If you were a fly on the wall in the room that night, you might have overheard priceless lines like:
- Annie (ASSI&T officer and our Alex Trebek): Team 3, what do have for me?
Team 3 Spokesperson: A whole lotta nothing, Annie.
- Annie: Okay. The category is Random Library Trivia for 300. Team 3, the names please of the two lion statues flanking the steps of the New York Public Library …
Team 3 Spokesperson: Uh… Who are Groucho and Marx? No… wait. Doc and Bashful?
- Annie: Acronyms for 400. The clue is OCLC. Your answer please?
Team 3 Spokesperson: What is the Ohio College Library Catalog?
Annie: Are you sure?
Team 3 Spokesperson: No! It’s Ohio College Library Consortium. NO! I mean … Oops! Sorry. Yeah … we’ll just go with that.

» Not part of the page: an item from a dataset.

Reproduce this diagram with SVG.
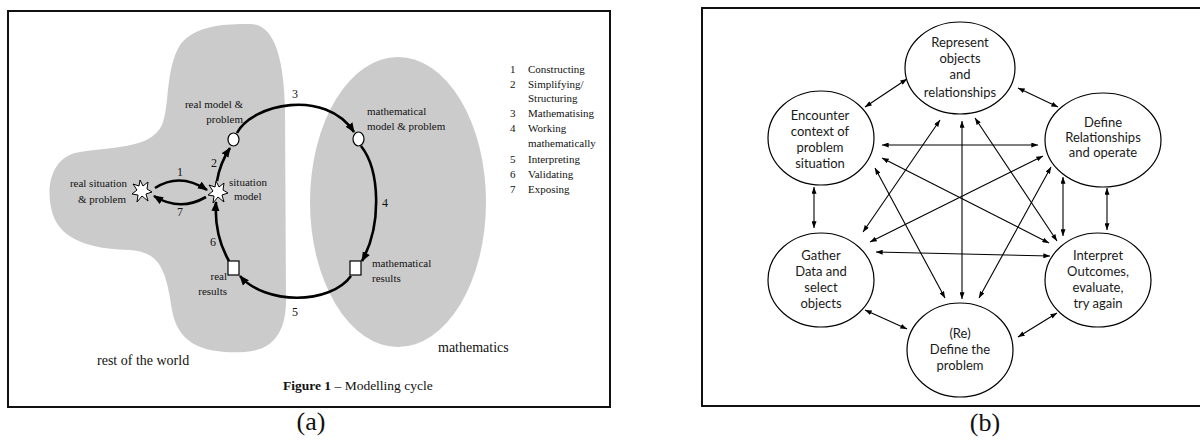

But we fought valiantly and never gave up (partly because we wanted to keep eating pizza). After the second round of trivia, we were in last place and were down by around $1200. Final Jeopardy-style, the last question asked each team to identify the faculty member whose Master’s paper uncovered an early social network surrounding Sherlock Holmes’s The Hound of the Baskervilles. (Answer: Kathy Wisser.) We bet almost all of our $3,400, and predictably by that point, our team finished with a lousy $200. Later that night at Sara’s apartment, most of our team gathered, and we raised our glasses of pumpkin ale in a toast to “fighting the good fight and dying with honor.” We may not have won, but I’ve never had so fun much losing.